What worries me is that the same type of learning is going into producing driverless cars. They may end up making similar "moral" choices in tough situations based on their training data.

As I keep repeating, the current machine learning isn't really true AI, and it won't do anything else than what it is programmed to do. Like, if it's optimizing a function to recognize faces, it will only ever do that. It won't decide to write a flight simulator instead. And if it's programmed to optimize driving a car, then driving a car is all it can ever do. It won't make any moral choices. It will just do what its training said is the right response in the given situation. It might crash into a school bus because of trying to avoid one pedestrian, or viceversa, but it won't be because it did a moral choice like in the famous thought experiment. It will just do it because somewhere its rules said something like avoiding crashing (to ensure its driver's safety, but it won't even actually know that; it's just the data it was fed) has higher priority than the alternative.
 
I see nothing there to contradict what I was saying. It was an AI supposed to learn to simulate certain kinds of physics, and it learned to simulate those kinda of physics. Nothing more.

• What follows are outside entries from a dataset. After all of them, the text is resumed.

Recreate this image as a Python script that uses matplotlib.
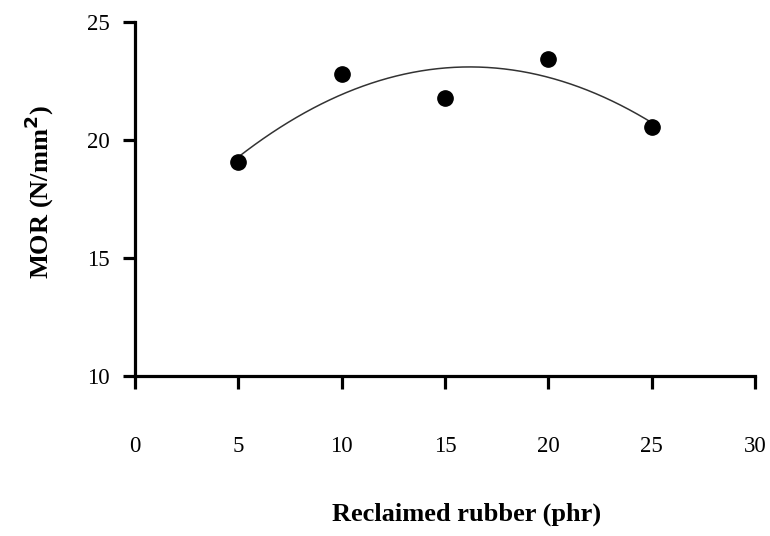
import numpy as np
import matplotlib.pyplot as plt

plt.rcParams['font.family'] = ['Liberation Serif', 'DejaVu Serif']

rubber = [5, 10, 15, 20, 25]
mor = [19.05, 22.8, 21.8, 23.45, 20.55]
xticks = [0, 5, 10, 15, 20, 25, 30]
yticks = [10, 15, 20, 25]

# quadratic trend line through the points
coef = np.polyfit(rubber, mor, 2)
xs = np.linspace(rubber[0], rubber[-1], 200)
ys = np.polyval(coef, xs)

fig = plt.figure(figsize=(7.7, 5.36), dpi=100)
ax = fig.add_axes([0.1753, 0.2985, 0.8052, 0.6605])

ax.plot(xs, ys, color="#333333", lw=1.1)
ax.plot(rubber, mor, "o", color="black", ms=11)

ax.set_xlim(0, 30)
ax.set_ylim(10, 25)
ax.set_xticks(xticks)
ax.set_yticks(yticks)

for s in ["top", "right"]:
    ax.spines[s].set_visible(False)
for s in ["left", "bottom"]:
    ax.spines[s].set_linewidth(2.3)

ax.tick_params(axis="y", length=9, width=2.3, labelsize=16.5, pad=9)
ax.tick_params(axis="x", length=9, width=2.3, labelsize=16.5, pad=34)

ax.set_xlabel("Reclaimed rubber (phr)", fontsize=19, fontweight="bold")
ax.set_ylabel("MOR (N/mm$^{\\mathbf{2}}$)", fontsize=19, fontweight="bold")
ax.xaxis.set_label_coords(0.534, -0.357)
ax.yaxis.set_label_coords(-0.127, 0.52)

fig.savefig("out.png", dpi=100)
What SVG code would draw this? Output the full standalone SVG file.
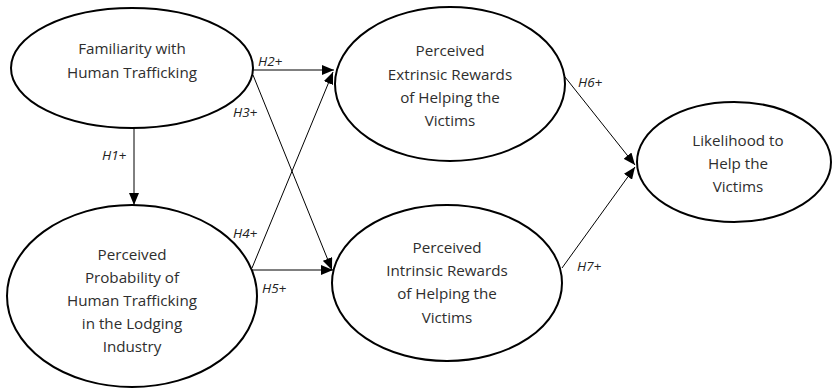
<svg xmlns="http://www.w3.org/2000/svg" width="834" height="389" viewBox="0 0 834 389">
<style>
.node ellipse{fill:#fff;stroke:#000;stroke-width:2}
.node text{font-family:"Open Sans","Liberation Sans",sans-serif;font-size:15.2px;fill:#2e2e2e;text-anchor:middle}
.conn line{stroke:#000;stroke-width:1;marker-end:url(#ah)}
.lbl{font-family:"Open Sans","Liberation Sans",sans-serif;font-size:13.5px;font-style:italic;fill:#222}
</style>
<defs>
<marker id="ah" viewBox="0 0 12 10" refX="12" refY="5" markerWidth="12" markerHeight="10" markerUnits="userSpaceOnUse" orient="auto">
<path d="M0,0 L12,5 L0,10 z" fill="#000"/>
</marker>
</defs>
<rect width="834" height="389" fill="#fff"/>
<g class="conn">
<line x1="134" y1="128" x2="134" y2="205"/>
<line x1="253" y1="70" x2="334" y2="70"/>
<line x1="253" y1="75" x2="332" y2="270"/>
<line x1="252" y1="268" x2="333" y2="72"/>
<line x1="252" y1="270" x2="333" y2="270"/>
<line x1="565" y1="77" x2="635" y2="165"/>
<line x1="562" y1="268" x2="635" y2="167"/>
</g>
<g class="labels">
<text class="lbl" x="102" y="160">H1+</text>
<text class="lbl" x="258" y="66">H2+</text>
<text class="lbl" x="233" y="117">H3+</text>
<text class="lbl" x="233" y="238">H4+</text>
<text class="lbl" x="262" y="293">H5+</text>
<text class="lbl" x="578" y="87">H6+</text>
<text class="lbl" x="577" y="271">H7+</text>
</g>
<g class="node" id="familiarity">
<ellipse cx="132" cy="68" rx="121" ry="60"/>
<text x="132" y="54">Familiarity with</text>
<text x="132" y="78">Human Trafficking</text>
</g>
<g class="node" id="probability">
<ellipse cx="132" cy="296" rx="125" ry="91"/>
<text x="132" y="260">Perceived</text>
<text x="132" y="283">Probability of</text>
<text x="132" y="306">Human Trafficking</text>
<text x="132" y="329">in the Lodging</text>
<text x="132" y="352">Industry</text>
</g>
<g class="node" id="extrinsic">
<ellipse cx="450" cy="84" rx="115" ry="77"/>
<text x="450" y="56">Perceived</text>
<text x="450" y="80">Extrinsic Rewards</text>
<text x="450" y="103">of Helping the</text>
<text x="450" y="126">Victims</text>
</g>
<g class="node" id="intrinsic">
<ellipse cx="447" cy="283" rx="115" ry="78"/>
<text x="447" y="253">Perceived</text>
<text x="447" y="276">Intrinsic Rewards</text>
<text x="447" y="299">of Helping the</text>
<text x="447" y="323">Victims</text>
</g>
<g class="node" id="likelihood">
<ellipse cx="734" cy="162" rx="97" ry="60"/>
<text x="738" y="146">Likelihood to</text>
<text x="738" y="169">Help the</text>
<text x="738" y="192">Victims</text>
</g>
</svg>
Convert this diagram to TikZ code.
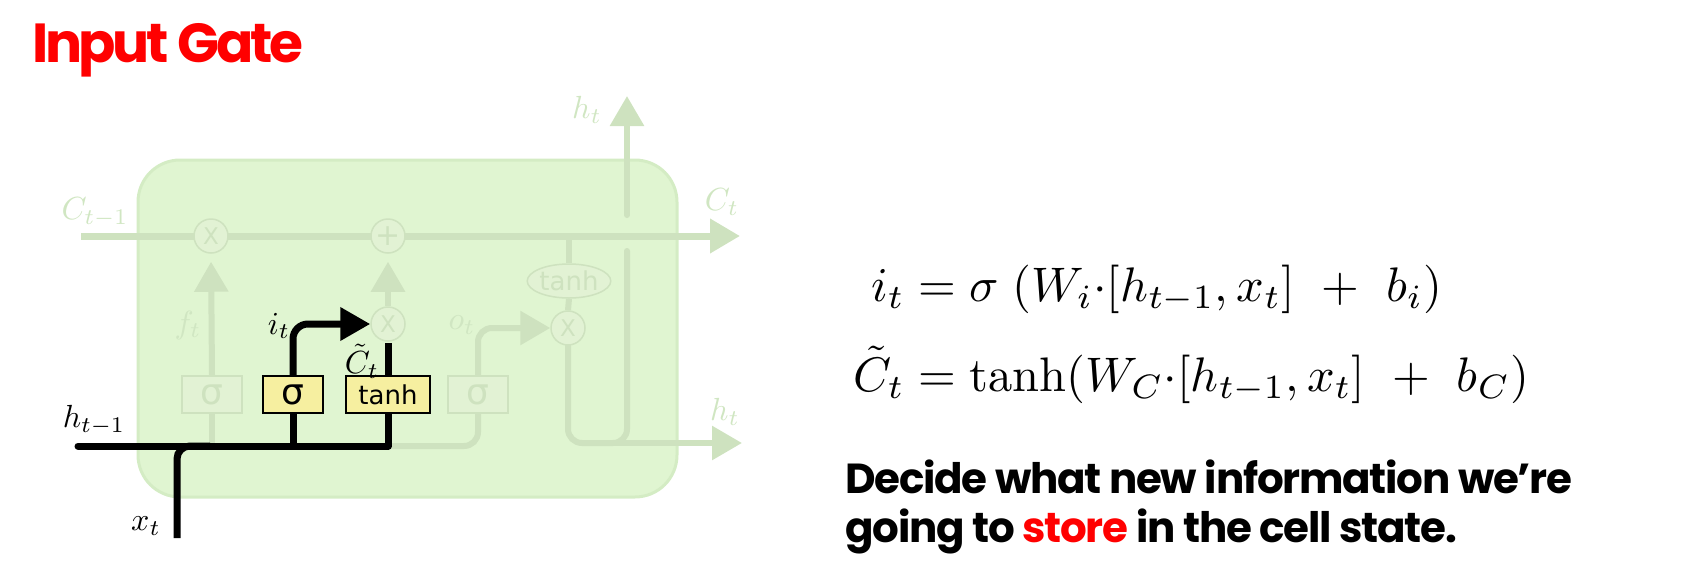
\documentclass[tikz,border=0pt]{standalone}
\usepackage{fontspec}
\usetikzlibrary{arrows.meta,shapes.geometric,calc}
\newfontfamily\popf{Poppins}[LetterSpace=-3]
\newfontfamily\popt{Poppins}[LetterSpace=-6]
\newfontfamily\djv{DejaVu Sans}
\definecolor{cellfill}{RGB}{224,245,209}
\definecolor{cellline}{RGB}{212,236,196}
\definecolor{fadedline}{RGB}{206,226,191}
\definecolor{fadedtext}{RGB}{208,230,194}
\definecolor{circfill}{RGB}{226,242,212}
\definecolor{gateyellow}{RGB}{246,239,160}
\definecolor{titlered}{RGB}{255,0,0}
\pgfdeclarelayer{celllayer}
\pgfdeclarelayer{fconn}
\pgfdeclarelayer{fnodes}
\pgfdeclarelayer{bconn}
\pgfsetlayers{celllayer,fconn,fnodes,bconn,main}
\tikzset{
  fadedln/.style={draw=fadedline, line width=6pt},
  cline/.style={draw=fadedline, line width=7pt},
  blk/.style={draw=black, line width=7pt},
  ftip/.style={-{Triangle[length=30pt,width=33pt]}},
  btip/.style={-{Triangle[length=30pt,width=32pt]}},
  pointop/.style={circle, draw=fadedline, fill=circfill, line width=1.5pt, minimum size=34pt, inner sep=0pt, text=fadedline, font=\djv\fontsize{23}{23}\selectfont},
  tanhell/.style={ellipse, draw=fadedline, fill=circfill, line width=1.5pt, minimum width=83pt, minimum height=34pt, inner sep=0pt, text=fadedline, tanhfont},
  gatebox/.style={draw, line width=2pt, minimum height=37pt, inner sep=0pt},
  activegate/.style={gatebox, draw=black, fill=gateyellow, text=black},
  fadedgate/.style={gatebox, draw=fadedline, fill=circfill, text=fadedline},
  sigfont/.style={font=\djv\fontsize{36}{36}\selectfont},
  tanhfont/.style={font=\djv\fontsize{26}{26}\selectfont},
  fadedlabel/.style={text=fadedtext, inner sep=0pt, font=\fontsize{10}{12}\selectfont, scale=3.2, transform shape},
  blklabel/.style={text=black, inner sep=0pt, font=\fontsize{10}{12}\selectfont, scale=3.2, transform shape},
  eqn/.style={inner sep=0pt, font=\fontsize{10}{12}\selectfont, scale=4.85, transform shape},
  bodytext/.style={inner sep=0pt, anchor=base west, font=\popf\bfseries\fontsize{42}{42}\selectfont}
}
\begin{document}
\begin{tikzpicture}[x=1pt,y=-1pt]
\useasboundingbox (0,0) rectangle (1687,579);
% cell
\begin{pgfonlayer}{celllayer}
\node[draw=cellline, fill=cellfill, line width=3pt, rounded corners=42pt,
      minimum width=539pt, minimum height=337pt, inner sep=0pt] (cell) at (407.5,328.5) {};
\end{pgfonlayer}
% coordinates
\coordinate (cin) at (81,236);
\coordinate (cout) at (740,236);
\coordinate (cbranch) at (569,236);
\coordinate (hin) at (78,446);
\coordinate (xin) at (177,538);
\coordinate (xturn) at (210,446);
\coordinate (hfj) at (212,446);
\coordinate (hbj) at (627,443);
\coordinate (hbs) at (612,443);
\coordinate (hout) at (742,443);
\coordinate (hvbot) at (627,251);
\coordinate (htopstart) at (627,215);
\coordinate (htop) at (627,96);
\coordinate (ctil) at (388,343);
% faded nodes
\begin{pgfonlayer}{fnodes}
\node[pointop] (mulf) at (211,236) {X};
\node[pointop, font=\djv\fontsize{30}{30}\selectfont] (addc) at (388,236) {+};
\node[pointop] (muli) at (388,324) {X};
\node[pointop] (mulo) at (568,328) {X};
\node[tanhell] (tanhe) at (569,281) {tanh};
\node[fadedgate, sigfont, minimum width=60pt] (sigf) at (212,394.5) {σ};
\node[fadedgate, sigfont, minimum width=60pt] (sigo) at (478,394.5) {σ};
\end{pgfonlayer}
% active gates
\node[activegate, sigfont, minimum width=60pt] (sigi) at (293,394.5) {σ};
\node[activegate, tanhfont, minimum width=84pt] (tanhg) at (388,394.5) {tanh};
% faded connectors
\begin{pgfonlayer}{fconn}
\draw[cline, ftip] (cin) -- (cout);
\draw[fadedln] (cbranch) -- (tanhe.north);
\draw[fadedln] (tanhe.south) -- (mulo.north);
\draw[fadedln, ftip, shorten >=8pt] (sigf.north) -- (mulf.south);
\draw[fadedln, ftip, shorten >=8pt] (muli.north) -- (addc.south);
\draw[fadedln] (sigf.south) -- (hfj);
\draw[fadedln, rounded corners=14pt] (ctil |- hin) -| (sigo.south);
\draw[fadedln, ftip, rounded corners=14pt] (sigo.north) |- (mulo.west);
\draw[fadedln, rounded corners=14pt, line cap=round] (mulo.south) |- (hbj) -- (hvbot);
\draw[fadedln, ftip] (hbs) -- (hout);
\draw[fadedln, ftip, line cap=round] (htopstart) -- (htop);
\end{pgfonlayer}
% black connectors
\begin{pgfonlayer}{bconn}
\draw[blk, line cap=round, line join=round] (hin) -| (tanhg.south);
\draw[blk] (sigi.south) -- (sigi.south |- hin);
\draw[blk, rounded corners=13pt] (xin) |- (xturn);
\draw[blk] (tanhg.north) -- (ctil);
\draw[blk, btip, rounded corners=15pt] (sigi.north) |- (muli.west);
\end{pgfonlayer}
% faded labels
\node[fadedlabel] (lcin) at (95,212) {$C_{t-1}$};
\node[fadedlabel] (lcout) at (722,202) {$C_t$};
\node[fadedlabel] (lhtop) at (587,110) {$h_t$};
\node[fadedlabel] (lhout) at (725,412) {$h_t$};
\node[fadedlabel] (lft) at (188,325) {$f_t$};
\node[fadedlabel] (lot) at (462,325) {$o_t$};
% black labels
\node[blklabel] (lit) at (279,326) {$i_t$};
\node[blklabel] (lct) at (362,361) {$\tilde{C}_t$};
\node[blklabel] (lhin) at (94,420) {$h_{t-1}$};
\node[blklabel] (lxt) at (146,526) {$x_t$};
% title
\node[inner sep=0pt, anchor=base west, text=titlered, font=\popt\bfseries\fontsize{55}{55}\selectfont] (title) at (32,62) {Input Gate};
% equations
\node[eqn, anchor=base west] (eq1) at (904,301) {${\makebox[0pt][r]{$i_t$}}=\sigma\;(W_i{\cdot}[h_{t-1},x_t]\ +\ b_i)$};
\node[eqn, anchor=base west] (eq2) at (904,391) {${\makebox[0pt][r]{$\tilde{C}_t$}}=\tanh(W_C{\cdot}[h_{t-1},x_t]\ +\ b_C)$};
% text
\node[bodytext] (txt1) at (845,493) {Decide what new information we’re};
\node[bodytext] (txt2) at (845,542) {going to \textcolor{titlered}{store} in the cell state.};
\end{tikzpicture}
\end{document}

In fact, it even explicitly tells you
A) what it actually does, and
B) that the new technique just does the same as the one in a paper from 2005, and all that is new is that it uses a neural network to do the simulation 30 to 60 times faster, at the cost of taking longer to train.

That's it. That's all. It didn't do anything except exactly what it was supposed to do.

It doesn't "beg to differ" with anything, except with your wanting to believe nonsense. Again.

And frankly, it would be nice if you actually had an argument you can write for a change, or indeed the comprehension of the topic to actually have one. You know, instead of wasting my time with having to watch a whole video that you misunderstood or possibly didn't even watch yourself, then track the referenced paper, which you obviously couldn't be bothered to, just to see WTH confused you this time and sent you into another flight of fantasy.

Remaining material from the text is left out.